Author - EIDOS Interactive, Inc.
Title - Tomb Raider
Type - 3rd Person 3D Action / Adventure
Homepage -
75 %
70 %
90 %
78 %
     Over the past months, I have seen countless glowing reviews of Tomb Raider. I simply don't see it. It's not that inventive, as well as too chunky, overly system demanding, and boring.

     First off, Tomb Raider is not as fresh as everyone seems to think it is. Third person point of view has been used before in games like Duke Nukem 3D, Eradicator, and quite heavily -and better- in Mario 64. The third person view does offer some originality, but in a game where the graphics choke your average PC, all the view does is increase your line of sight, forcing your PC to do even more work. In a first person perspective game, you see less of the playfield area, so the processor does not have to render too much. In a game with a third person view, however, you almost double your line of sight and viewing area. I have to admit that in a game like this the third person view is needed, though it does have some drawbacks, beyond the one mentioned above. I often found myself unable to find my enemies or the way out, because of the views the third person mode sets me in. While fighting enemies, I may jump or slide into a corner, only to have the “camera” show me an upclose view of Lara's face and not the battlefield which I really need to see.

     Another reason this game loses points is the lack of innovation. We've seen the third person view, the detailed animations, and the puzzle element in other games. Speaking of animation, this game has frequently received high marks for it's very detailed character animation, but not from me. The animation is reminiscent of earlier games like Flashback.

     The graphics, quite simply, aren't that good! The choice of colors is often absurd, which left me thinking "Were the programmers high when they choose to put pink as the color ancient Americans used on walls?" Though the designers did a great job on the enemies and characters, it looks as if they randomly picked backgrounds off somebody's homepage and used those for the game. The walls and objects in this game are often pixelated blobs of color -Even in SVGA, for the two seconds I could bare watching my screen refresh as I turned.- The graphics are just far too chunky and the colors are unnecessarily bad for Tomb Raider to get high marks in the graphics department. Worse still, the VGA mode in which most players will be playing this game seems to be an after thought. The chunkiness and pixelation is grossly enhanced in the VGA mode even on HIGH DETAIL! Granted, there are 3D enhanced patches for this game, but they're only designed for video cards no one I know has or even wants to be cursed with possessing.

     The thing that ticks me off the most though, are the system requirements. On my three test machines, high resolution SVGA and full detail were out of the question. On the Pentium 133 machine, the game absolutely choked when set to SVGA in high detail. Although it did get a good frame rate on low detail, there were often areas where even that suffered. The Pentium 90 machine even found VGA to be a challenge sometimes. As for the poor DX4/100, it died on VGA even in low detail. This game just requires way too much for the average PC (and PC owner).

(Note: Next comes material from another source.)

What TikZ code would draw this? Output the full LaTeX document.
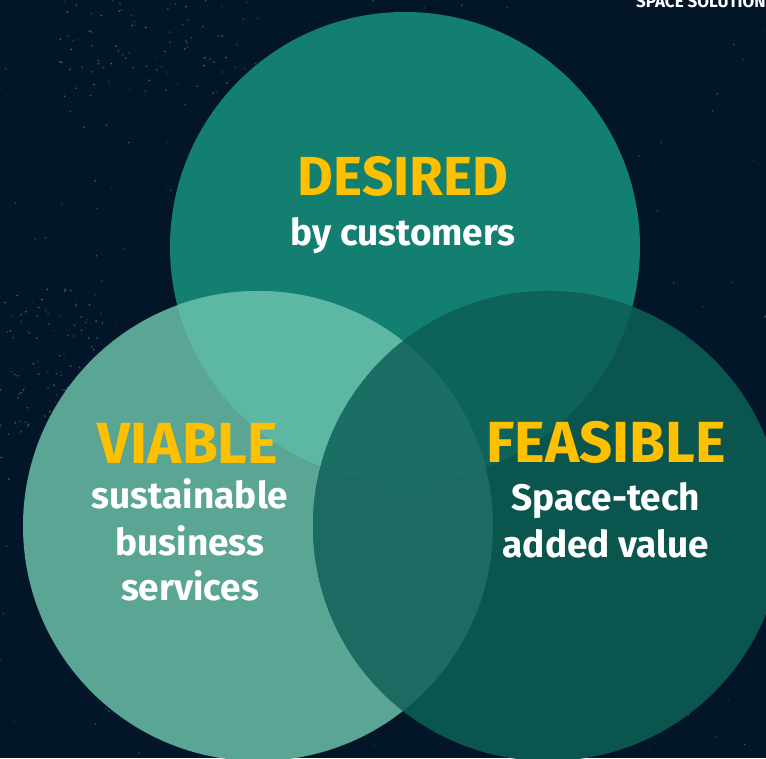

     The sound is acceptable, and some of the sound effects are suprisingly great and realistic when compared to the usual bleeps and blops we hear. Also, the CD audio tracks are a nice touch.

     About puzzle solving: I did like how Tomb Raider forced me to think, but eventually I got to a point where jumping and grabbing for ledges and just plain being lost in levels that look identical became no fun. The majority of puzzles in this game consisted of pulling levers, pushing rocks, finding stuff only odd people would possibly collect, and trying to find out just where in the heck I was. My patience for puzzles became thin in “The Lost Valley,” where I was to hunt down three machine cogs. Did anyone tell me this? No. Did I even get clues to where they might be? No. In fact, two of them were hidden in remote, obscure places. Worse yet, were the puzzles that required timed leaping and cliff hanging. By the end of this game, I was exhausted from leaping rock to rock, column to column, and so forth. The design of the levels and textures did not offer much help either. I often found myself disoriented and lost due to the level designs, which made things too hard to view. Rock formations, for example: There might be a way to climb up on them, but you won't see them unless you inspect closely. The textures they chose often mask passages or obscure items you might need.

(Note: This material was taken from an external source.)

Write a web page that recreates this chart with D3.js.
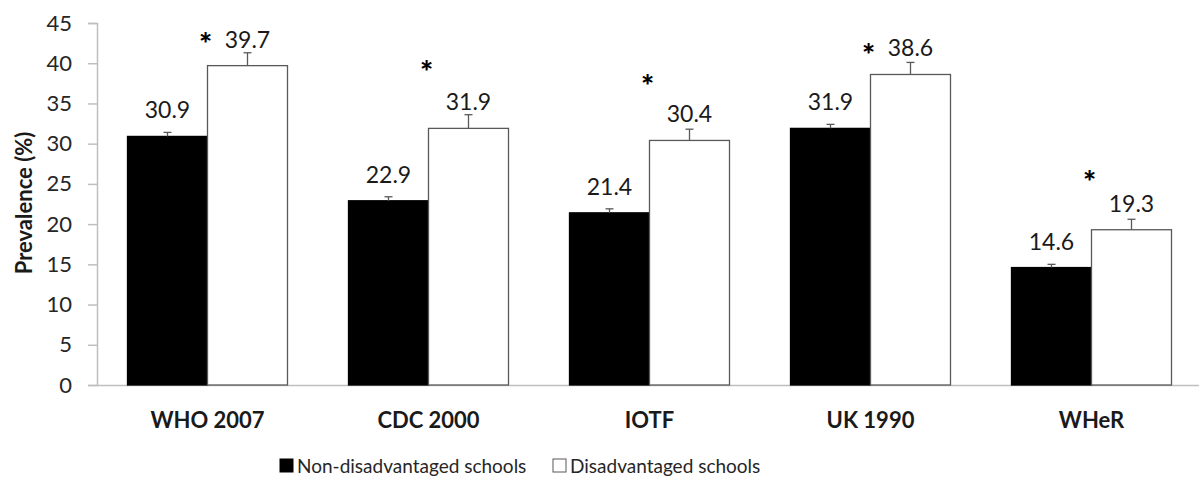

     And why no automap? You think Lara would at least track where she's been so she wouldn't get lost and die of starvation! But no, there is no automap to see where you've been.

     Plus there are a few bugs, the first of which is polygon clipping. When a door is seen through Lara's head... that's polygon clipping. More importantly, the “Auto Aim” is not too intelligent. Lara will continue to pump round after round into dead enemies until you cease shooting and actually aim for the other enemy. Which often got me hurt and even killed once (being gored by a bear really sucks)!

     All in all, this had the potential to be a great game, but a few things simply aren't right.

The Highs

Great character graphics with detailed animation; lots of polygons; a game that actually requires thought; Lara's a babe; get to kill tons of wildlife; nice controls; Lara acts alive; some fresh ideas

The Lows

Chunky, ugly textures; WAY too system demanding (even more than Quake); far too slow on the average home PC; only has 3D versions for two chipsets (it would be nice to see a Win95 Direct3D version); a few minor bugs: auto aim is not smart enough; Lara is still kind of demeaning towards women (Lara is supposed to be this kick-ass commando / warrior from hell, yet she looks like the stereo-typical bimbo); the levels are often disorientating and too fake; enemies are lost in background polygons and the characters look cartoonish


How about you make games for PCs people actually own and then come back with Tomb Raider? After all, none of us have an SGI sitting at home. And why make 3D versions for chipsets? Why not just make a Direct3D Win95 version and save yourself some time? Also, it would have been very cool if this game had a DeathMatch mode, or if you could have chosen to play as the other adventurers that Lara comes across.